Exclude the pictures, then copy word for word the lines running from the beginning of the records through the line with "const epiRateErr = [0.133, 0.124];".

[Stored dataset items]
════════════════
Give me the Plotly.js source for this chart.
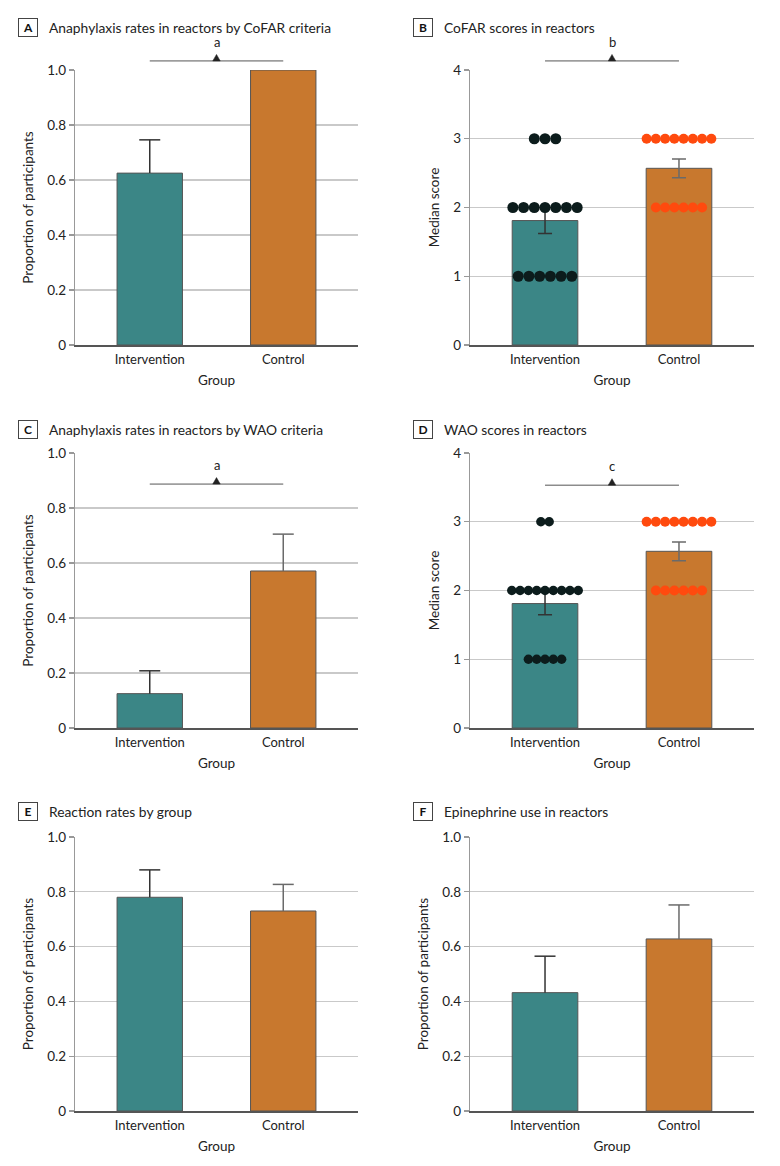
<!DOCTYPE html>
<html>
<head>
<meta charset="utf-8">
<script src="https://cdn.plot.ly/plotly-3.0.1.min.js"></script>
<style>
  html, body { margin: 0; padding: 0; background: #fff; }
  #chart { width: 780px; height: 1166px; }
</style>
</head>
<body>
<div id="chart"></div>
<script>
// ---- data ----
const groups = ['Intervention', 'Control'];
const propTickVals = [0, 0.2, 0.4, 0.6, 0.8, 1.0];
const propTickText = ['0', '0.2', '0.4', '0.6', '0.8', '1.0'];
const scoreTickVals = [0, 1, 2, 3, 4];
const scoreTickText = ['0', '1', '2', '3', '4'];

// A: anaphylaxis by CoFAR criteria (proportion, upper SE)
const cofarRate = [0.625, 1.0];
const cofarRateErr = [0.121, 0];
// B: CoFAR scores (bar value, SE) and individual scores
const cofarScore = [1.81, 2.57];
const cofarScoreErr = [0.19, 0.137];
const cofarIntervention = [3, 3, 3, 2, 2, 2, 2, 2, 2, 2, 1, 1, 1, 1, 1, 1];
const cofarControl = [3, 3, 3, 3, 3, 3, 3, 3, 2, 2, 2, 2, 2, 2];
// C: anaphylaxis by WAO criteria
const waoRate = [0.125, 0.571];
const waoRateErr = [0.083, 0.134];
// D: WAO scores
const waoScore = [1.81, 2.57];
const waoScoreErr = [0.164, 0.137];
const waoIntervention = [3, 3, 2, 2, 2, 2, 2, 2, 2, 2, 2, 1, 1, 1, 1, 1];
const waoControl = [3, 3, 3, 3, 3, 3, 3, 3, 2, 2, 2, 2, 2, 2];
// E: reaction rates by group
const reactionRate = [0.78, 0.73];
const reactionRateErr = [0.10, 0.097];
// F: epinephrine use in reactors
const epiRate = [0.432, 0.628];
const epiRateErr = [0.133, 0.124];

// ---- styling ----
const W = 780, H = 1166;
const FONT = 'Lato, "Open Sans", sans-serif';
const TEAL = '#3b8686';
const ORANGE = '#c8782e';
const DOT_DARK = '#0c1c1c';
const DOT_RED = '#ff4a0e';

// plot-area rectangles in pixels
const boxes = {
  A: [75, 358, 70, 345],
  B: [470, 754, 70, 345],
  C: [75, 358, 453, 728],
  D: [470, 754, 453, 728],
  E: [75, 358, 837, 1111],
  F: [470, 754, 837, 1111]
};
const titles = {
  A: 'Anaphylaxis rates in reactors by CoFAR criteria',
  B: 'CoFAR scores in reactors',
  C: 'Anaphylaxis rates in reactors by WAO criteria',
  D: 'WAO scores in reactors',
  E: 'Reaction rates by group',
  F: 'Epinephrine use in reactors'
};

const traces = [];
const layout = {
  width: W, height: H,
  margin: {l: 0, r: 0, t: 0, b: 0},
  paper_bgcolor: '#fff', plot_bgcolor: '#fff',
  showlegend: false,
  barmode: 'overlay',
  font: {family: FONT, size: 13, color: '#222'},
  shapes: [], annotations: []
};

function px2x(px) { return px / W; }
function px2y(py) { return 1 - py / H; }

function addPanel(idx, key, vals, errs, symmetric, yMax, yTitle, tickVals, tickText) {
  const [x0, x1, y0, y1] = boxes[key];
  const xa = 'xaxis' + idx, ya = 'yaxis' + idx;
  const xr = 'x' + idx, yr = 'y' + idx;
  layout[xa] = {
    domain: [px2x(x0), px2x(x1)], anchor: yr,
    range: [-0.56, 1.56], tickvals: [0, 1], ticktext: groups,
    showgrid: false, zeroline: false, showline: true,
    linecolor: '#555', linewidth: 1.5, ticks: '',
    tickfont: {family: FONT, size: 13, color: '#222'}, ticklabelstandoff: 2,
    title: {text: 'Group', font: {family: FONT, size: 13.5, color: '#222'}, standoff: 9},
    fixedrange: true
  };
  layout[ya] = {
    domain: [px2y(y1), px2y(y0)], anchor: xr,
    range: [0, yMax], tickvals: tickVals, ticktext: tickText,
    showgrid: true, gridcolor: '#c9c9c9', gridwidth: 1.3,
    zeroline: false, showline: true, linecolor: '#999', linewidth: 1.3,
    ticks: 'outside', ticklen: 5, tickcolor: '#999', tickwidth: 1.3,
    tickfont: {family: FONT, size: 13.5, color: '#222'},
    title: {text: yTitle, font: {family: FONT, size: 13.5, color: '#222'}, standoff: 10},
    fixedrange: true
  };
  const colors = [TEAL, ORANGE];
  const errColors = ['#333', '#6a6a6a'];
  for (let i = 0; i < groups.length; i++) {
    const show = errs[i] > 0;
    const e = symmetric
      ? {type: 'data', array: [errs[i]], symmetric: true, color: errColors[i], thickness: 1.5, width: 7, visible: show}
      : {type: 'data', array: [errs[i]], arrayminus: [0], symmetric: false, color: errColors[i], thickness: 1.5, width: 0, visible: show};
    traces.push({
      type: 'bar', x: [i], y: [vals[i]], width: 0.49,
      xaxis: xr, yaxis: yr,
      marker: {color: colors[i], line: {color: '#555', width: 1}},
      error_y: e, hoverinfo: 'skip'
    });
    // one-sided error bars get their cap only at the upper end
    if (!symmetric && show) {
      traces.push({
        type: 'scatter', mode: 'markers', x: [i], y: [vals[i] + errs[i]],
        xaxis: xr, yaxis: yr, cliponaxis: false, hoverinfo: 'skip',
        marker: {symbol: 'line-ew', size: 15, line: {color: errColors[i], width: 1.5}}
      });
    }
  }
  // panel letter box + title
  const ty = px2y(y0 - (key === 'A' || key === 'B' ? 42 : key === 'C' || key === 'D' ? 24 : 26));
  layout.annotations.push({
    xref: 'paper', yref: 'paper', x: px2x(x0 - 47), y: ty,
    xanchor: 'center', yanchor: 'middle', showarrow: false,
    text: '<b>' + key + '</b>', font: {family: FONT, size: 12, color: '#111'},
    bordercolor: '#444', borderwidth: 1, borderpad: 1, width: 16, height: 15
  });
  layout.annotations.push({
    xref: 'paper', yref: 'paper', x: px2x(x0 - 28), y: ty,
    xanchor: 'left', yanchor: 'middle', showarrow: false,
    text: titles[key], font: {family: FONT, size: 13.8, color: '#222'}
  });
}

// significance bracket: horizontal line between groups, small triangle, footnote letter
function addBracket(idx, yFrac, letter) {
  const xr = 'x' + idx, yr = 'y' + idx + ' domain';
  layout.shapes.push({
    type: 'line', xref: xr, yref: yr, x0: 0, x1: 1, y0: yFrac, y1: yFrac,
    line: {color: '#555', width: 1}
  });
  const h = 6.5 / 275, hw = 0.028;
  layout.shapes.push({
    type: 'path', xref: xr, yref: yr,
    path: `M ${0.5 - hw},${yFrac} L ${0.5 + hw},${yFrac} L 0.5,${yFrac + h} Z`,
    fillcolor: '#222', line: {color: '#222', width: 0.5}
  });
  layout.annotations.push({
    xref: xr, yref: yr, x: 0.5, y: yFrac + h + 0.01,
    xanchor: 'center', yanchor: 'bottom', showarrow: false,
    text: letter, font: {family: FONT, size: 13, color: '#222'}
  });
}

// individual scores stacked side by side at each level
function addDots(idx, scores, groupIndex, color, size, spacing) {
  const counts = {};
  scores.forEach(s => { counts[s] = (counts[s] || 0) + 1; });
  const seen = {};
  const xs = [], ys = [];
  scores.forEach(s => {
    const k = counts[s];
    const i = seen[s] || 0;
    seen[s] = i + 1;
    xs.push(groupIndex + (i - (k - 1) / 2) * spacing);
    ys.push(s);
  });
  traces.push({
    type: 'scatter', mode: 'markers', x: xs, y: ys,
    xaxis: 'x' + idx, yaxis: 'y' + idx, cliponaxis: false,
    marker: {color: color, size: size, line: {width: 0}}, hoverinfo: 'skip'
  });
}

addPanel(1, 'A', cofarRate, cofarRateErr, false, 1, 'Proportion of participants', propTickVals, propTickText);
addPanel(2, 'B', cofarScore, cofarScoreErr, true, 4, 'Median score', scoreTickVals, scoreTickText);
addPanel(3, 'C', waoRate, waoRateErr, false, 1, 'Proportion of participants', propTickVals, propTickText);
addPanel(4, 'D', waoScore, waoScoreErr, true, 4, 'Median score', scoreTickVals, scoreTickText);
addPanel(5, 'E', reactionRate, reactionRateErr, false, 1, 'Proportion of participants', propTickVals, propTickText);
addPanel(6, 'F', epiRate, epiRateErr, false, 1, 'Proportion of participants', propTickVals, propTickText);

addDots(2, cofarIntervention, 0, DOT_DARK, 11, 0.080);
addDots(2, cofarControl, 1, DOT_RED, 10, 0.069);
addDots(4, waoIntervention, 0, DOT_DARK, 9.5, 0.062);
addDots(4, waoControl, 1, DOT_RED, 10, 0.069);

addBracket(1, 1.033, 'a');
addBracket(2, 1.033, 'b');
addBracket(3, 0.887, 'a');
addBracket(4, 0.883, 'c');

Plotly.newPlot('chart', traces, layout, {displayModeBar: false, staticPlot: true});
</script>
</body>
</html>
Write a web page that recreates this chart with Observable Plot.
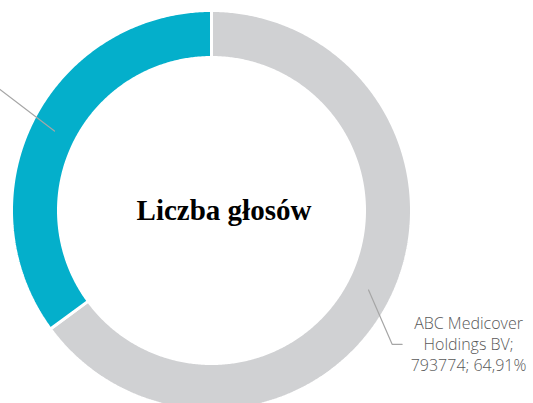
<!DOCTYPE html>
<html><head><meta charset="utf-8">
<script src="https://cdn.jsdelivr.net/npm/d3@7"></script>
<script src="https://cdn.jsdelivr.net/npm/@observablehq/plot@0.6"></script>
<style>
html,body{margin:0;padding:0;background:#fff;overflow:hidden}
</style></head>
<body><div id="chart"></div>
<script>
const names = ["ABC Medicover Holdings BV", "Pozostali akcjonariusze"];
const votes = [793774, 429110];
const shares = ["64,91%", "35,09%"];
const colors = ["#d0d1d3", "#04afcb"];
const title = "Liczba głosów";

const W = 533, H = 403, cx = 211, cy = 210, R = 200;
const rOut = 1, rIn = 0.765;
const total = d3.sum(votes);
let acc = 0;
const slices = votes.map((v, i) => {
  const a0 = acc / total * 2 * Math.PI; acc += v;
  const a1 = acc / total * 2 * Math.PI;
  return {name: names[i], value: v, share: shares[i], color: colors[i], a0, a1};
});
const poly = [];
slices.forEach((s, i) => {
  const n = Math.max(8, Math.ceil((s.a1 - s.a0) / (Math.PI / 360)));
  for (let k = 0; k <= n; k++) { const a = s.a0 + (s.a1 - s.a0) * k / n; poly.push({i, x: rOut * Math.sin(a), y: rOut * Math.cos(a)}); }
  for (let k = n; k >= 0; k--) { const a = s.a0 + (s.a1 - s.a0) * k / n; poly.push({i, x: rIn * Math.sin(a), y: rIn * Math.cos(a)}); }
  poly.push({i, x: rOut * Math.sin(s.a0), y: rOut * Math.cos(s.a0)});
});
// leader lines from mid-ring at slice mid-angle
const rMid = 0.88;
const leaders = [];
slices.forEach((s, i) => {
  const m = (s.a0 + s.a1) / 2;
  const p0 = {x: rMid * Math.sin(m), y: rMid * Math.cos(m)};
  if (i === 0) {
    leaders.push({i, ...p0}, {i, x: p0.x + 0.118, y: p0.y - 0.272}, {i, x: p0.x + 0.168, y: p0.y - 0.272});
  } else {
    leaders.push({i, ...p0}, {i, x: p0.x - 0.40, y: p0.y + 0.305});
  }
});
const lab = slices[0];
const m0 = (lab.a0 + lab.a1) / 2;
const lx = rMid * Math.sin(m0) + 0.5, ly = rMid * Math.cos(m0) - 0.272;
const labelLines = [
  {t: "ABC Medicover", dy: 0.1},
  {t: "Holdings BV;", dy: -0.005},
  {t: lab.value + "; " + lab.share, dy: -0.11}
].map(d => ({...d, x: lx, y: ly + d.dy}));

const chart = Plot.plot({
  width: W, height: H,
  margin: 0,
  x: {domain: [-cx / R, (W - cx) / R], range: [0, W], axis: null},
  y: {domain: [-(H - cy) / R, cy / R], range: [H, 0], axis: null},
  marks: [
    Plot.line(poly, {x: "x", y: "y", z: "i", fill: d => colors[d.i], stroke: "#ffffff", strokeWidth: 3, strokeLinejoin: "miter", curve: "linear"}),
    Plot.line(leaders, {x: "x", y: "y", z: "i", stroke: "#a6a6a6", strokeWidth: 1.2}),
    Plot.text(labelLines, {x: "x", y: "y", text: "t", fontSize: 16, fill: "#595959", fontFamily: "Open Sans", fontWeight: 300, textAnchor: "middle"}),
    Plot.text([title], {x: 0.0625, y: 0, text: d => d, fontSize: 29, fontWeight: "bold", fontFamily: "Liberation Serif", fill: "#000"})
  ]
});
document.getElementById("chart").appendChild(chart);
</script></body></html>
════════════════
_Written response:_
Give me the Plotly.js source for this chart.
<!DOCTYPE html>
<html>
<head>
<meta charset="utf-8">
<script src="https://cdn.plot.ly/plotly-3.0.1.min.js"></script>
<style>
  html, body { margin: 0; padding: 0; background: #fff; }
  #chart { width: 780px; height: 1166px; }
</style>
</head>
<body>
<div id="chart"></div>
<script>
// ---- data ----
const groups = ['Intervention', 'Control'];
const propTickVals = [0, 0.2, 0.4, 0.6, 0.8, 1.0];
const propTickText = ['0', '0.2', '0.4', '0.6', '0.8', '1.0'];
const scoreTickVals = [0, 1, 2, 3, 4];
const scoreTickText = ['0', '1', '2', '3', '4'];

// A: anaphylaxis by CoFAR criteria (proportion, upper SE)
const cofarRate = [0.625, 1.0];
const cofarRateErr = [0.121, 0];
// B: CoFAR scores (bar value, SE) and individual scores
const cofarScore = [1.81, 2.57];
const cofarScoreErr = [0.19, 0.137];
const cofarIntervention = [3, 3, 3, 2, 2, 2, 2, 2, 2, 2, 1, 1, 1, 1, 1, 1];
const cofarControl = [3, 3, 3, 3, 3, 3, 3, 3, 2, 2, 2, 2, 2, 2];
// C: anaphylaxis by WAO criteria
const waoRate = [0.125, 0.571];
const waoRateErr = [0.083, 0.134];
// D: WAO scores
const waoScore = [1.81, 2.57];
const waoScoreErr = [0.164, 0.137];
const waoIntervention = [3, 3, 2, 2, 2, 2, 2, 2, 2, 2, 2, 1, 1, 1, 1, 1];
const waoControl = [3, 3, 3, 3, 3, 3, 3, 3, 2, 2, 2, 2, 2, 2];
// E: reaction rates by group
const reactionRate = [0.78, 0.73];
const reactionRateErr = [0.10, 0.097];
// F: epinephrine use in reactors
const epiRate = [0.432, 0.628];
const epiRateErr = [0.133, 0.124];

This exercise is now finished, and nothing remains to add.